New cultural policy on the cards
ISLAMABAD: Culture depicts the norms and traditions of a society influencing the living patterns of masses to a great extent. It is the identity of a nation, and established nations always have strong cultural values.
In Pakistan, the idea of devising a comprehensive cultural policy emerged in 1995, which lingered on till 2005 when a ministry was created to deal with this important issue. However, with the passage of 18th Constitutional Amendment, the Federal Ministry of Culture was devolved, leaving many ongoing and newly planned projects in abeyance. But with the establishment of the Federal Ministry of National Heritage and Integration a ray of hope has emerged for the materialisation of these projects.
“The ministry took an initiative for the revival of the film industry and started work on the old draft of the cultural policy to make it more comprehensive,” said National Heritage and Integration Secretary Asif Ghafoor. “Consultations with all the stakeholders are underway to improve the draft along with concerted efforts to complete the pending projects,” he remarked. The constitution guarantees fundamental rights, including equality of status, freedom of belief, faith, worship and association.
There is protection for groups and individuals with distinct languages, scripts or cultures (Article 28). Internationally, the “right to culture” is a key foundation of cultural policies, as soon after its establishment in 1948, the United Nations’ members agreed on the “Universal Declaration of Human Rights”, which asserted that “everyone has the right to freely participate in the cultural life of a community”.

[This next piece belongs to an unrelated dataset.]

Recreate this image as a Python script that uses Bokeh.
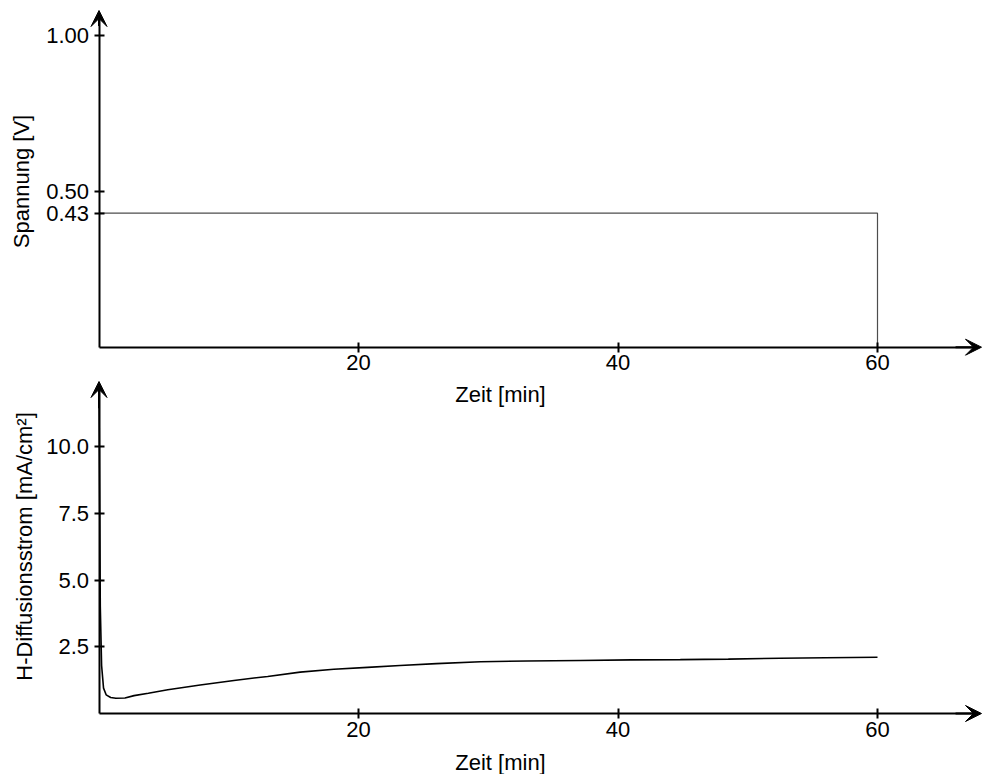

According to the pending draft of the cultural policy, “culture is the human response to the forces of nature and history. Pakistani culture seeks a synthesis of material and spiritual aspects of life. Equally important is the consciousness that our spiritual culture if divorced from the realities of time in which we live, would leave us directionless. The state can play a major role in providing support to bridge this gap.”
Dr Muhammed Iqbal, the poet-philosopher, stressed on the fundamentals of culture by highlighting the spirit of Muslim culture and emphasising the culture of those areas, which constituted the today’s Pakistan. Whenever the people were allowed to shape their destinations in accordance with cultural values, it led to remarkable development in healthy political systems, economic growth, literature and technology. The policy highlights the culture of tolerance, harmony and social integration inherent in Pakistan’s Islamic cultural fabric, besides eradicating violence, intolerance and fanaticism through education and legislation.
The objectives of the policy call for relating our spiritual cultural aspects with physical manifestations, while its recommendations in the section of intangible heritage include establishing a national theatre, arts academies and centres, National Film Academy for training in cinematic arts and film/video studios, encouraging research, collection, documentation, arranging frequent concerts and musical festivals both at home and abroad, besides initiating music classes in educational institutions at all levels.
Tangible Cultural Heritage calls for promoting and developing all forms of visual arts, including plastic, sculpture, calligraphy, miniatures, graphics, photography and digital arts at national, provincial and district levels, besides protecting crafts and establishing folk art museums and craft emporia to provide economic incentives.